Ambos tienen un aspecto devastado. Él mira hacia el vacío, masca ruidosamente un chicle; ella cabecea, tiene los ojos a medio abrir, la mirada es opaca y hueca; el hambre o el sueño están por tumbarla, vencerla sin misericordia. Aguanto la respiración, no sin antes intercambiar una mirada de complicidad silenciosa con mis vecinos. Todos, alrededor,  hablamos el mismo idioma mudo, espeso como el grosor de nuestra impotencia. El olor es insoportable; no golpea sólo mis narices rebeldes sino, sobretodo, mi conciencia maltrecha y el apremiante sentido de culpa que también me sofoca.

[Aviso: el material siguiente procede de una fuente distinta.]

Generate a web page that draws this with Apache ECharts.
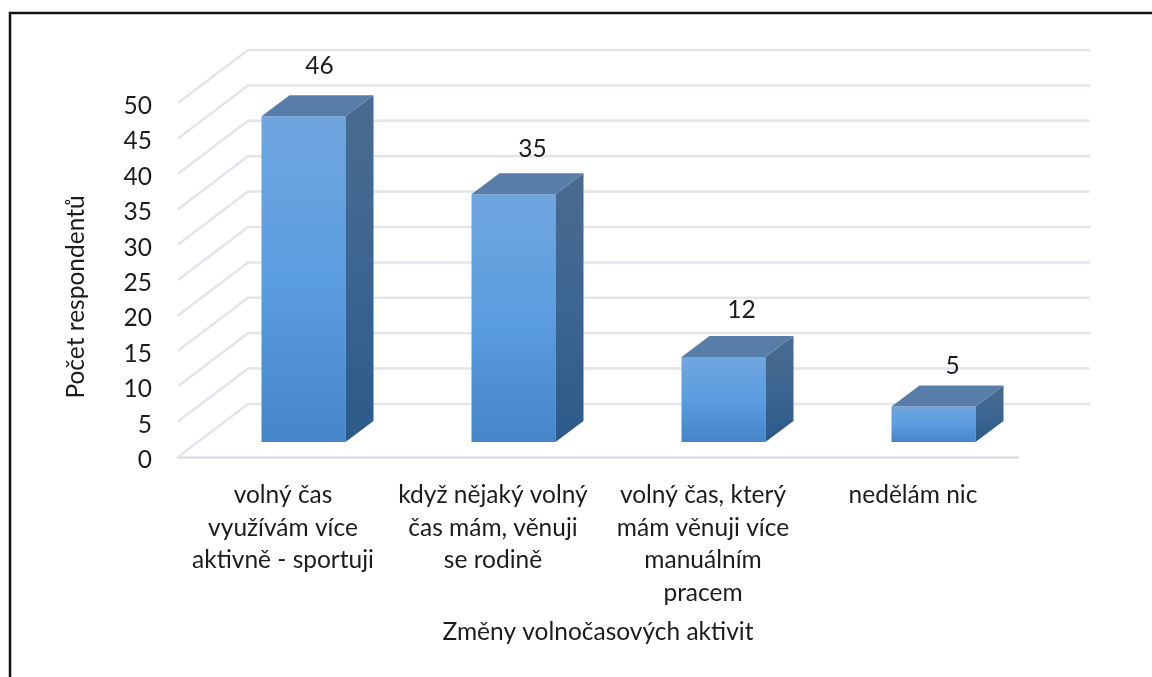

Cada día aumenta el hedor de la miseria que emana de esta humanidad desahuciada. Estos trenes, con su carga pesada de pobreza y de hambre me recuerdan, de pronto, los viajes sin retorno de los judíos, deportados a los campos de exterminio. El Metro, nuestro Metro, como los trenes de la muerte; Caracas como una nueva, monstruosa Auschwitz…

 


Despierto con una pena demasiado honda en el alma. Me atacan, repentinas, las náuseas. Ayer fue otro día sangriento, como lo han sido todos los de los últimos dos meses aquí en Venezuela. Días de muerte y de atrocidades tan inmensas, como dolorosamente inútiles. Otro adolescente muerto. Diecisiete años tirados encima del asfalto caliente, saliendo a borbotones desde un pecho abierto, disueltos en un lago de sangre y de lacrimógenos. La cuenta de los muertos es un parte de guerra temido y puntual; no sé si llamarlos días de protesta o de masacre, pues las dos cosas coinciden. Una tristeza profunda me ocupa el alma; una tristeza mixta a una incredulidad tenaz como una camisa de fuerza de la que no logro zafarme.

Pienso en la mamá del jovencito y de todos los hijos que se nos han ido, día tras día, en una procesión macabra y larguísima; pienso en sus corazones huérfanos, en el dolor agobiante que, seguro, corta el aliento y nubla la mente de esas mujeres desgarradas.

¿Cuántas cruces aún? ¿Cuántas faltan para resucitar un País?

Todos cargamos encima la misma capa densa de invencible cansancio, de agotamiento y de desconfianza sutil. El pesimismo nos invade a menudo, insidioso y grisáceo, aunque después, poco a poco, las fuerzas regresan, igual que la esperanza perdida.

Las cicatrices, en cambio, no, esas no desaparecen nunca. Nos bordan el alma, como una filigrana indeleble.